2 comments to BREAKING NEWS: NEW SPECIES DISCOVERED!!!

  1. says:

    Nerdcore Fishfoot Ha ha! After the first three lines, I scrolled right down. I kind of expected this to be an April Fool's joke.
    After all, I know that most of what you write about is sopo or something else that's funny, not scientific discoveries in general.
    Unless we've discovered some kind of evolutionary regression in some parts of the world... and not just here.

    Ah well. So far, no one's pulled a trick on me yet. One thing that pays off about being serious is that people get scared you'd bite their heads off when they irritate you, I guess.
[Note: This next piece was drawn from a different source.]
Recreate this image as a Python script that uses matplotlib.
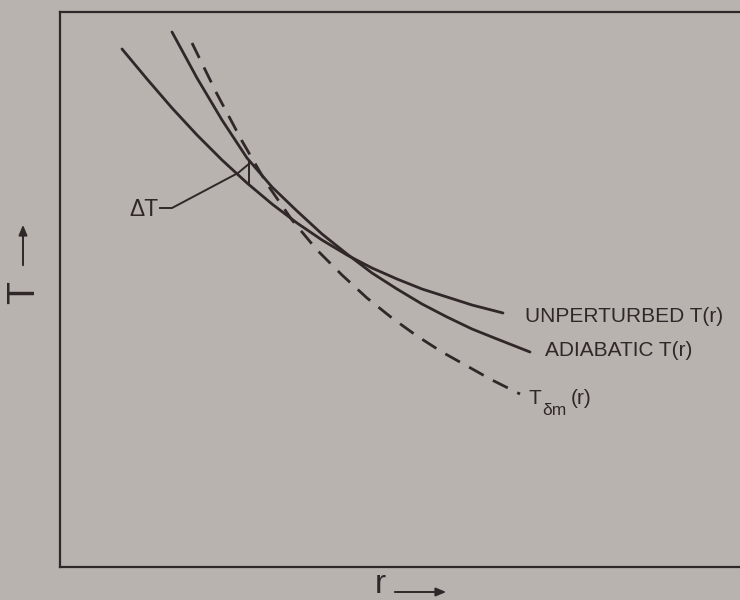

    Good day to you too, Masterwordsmith.

  1. says:

    Unknown Dear Fishfoot

    Hehee! You are a clever girl...Actually, I have another blog that has lots of stuff abt science and IT and you can see it in my blogroll - Motion of My thoughts. Think you have not been there...All in all, I have more than ten blogs and have lost count but this is my main blog.

    Why do i have ten blogs? Cos i love to play with different templates :-). And most have one or two posts only.

    I have fooled more than 10 ppl today but my son beat me - he fooled 18...like mother like son hehe...:-)

    If only I lived somewhere near to you aha...what a lovely thought hehe!

    Take care and work hard, sweetie!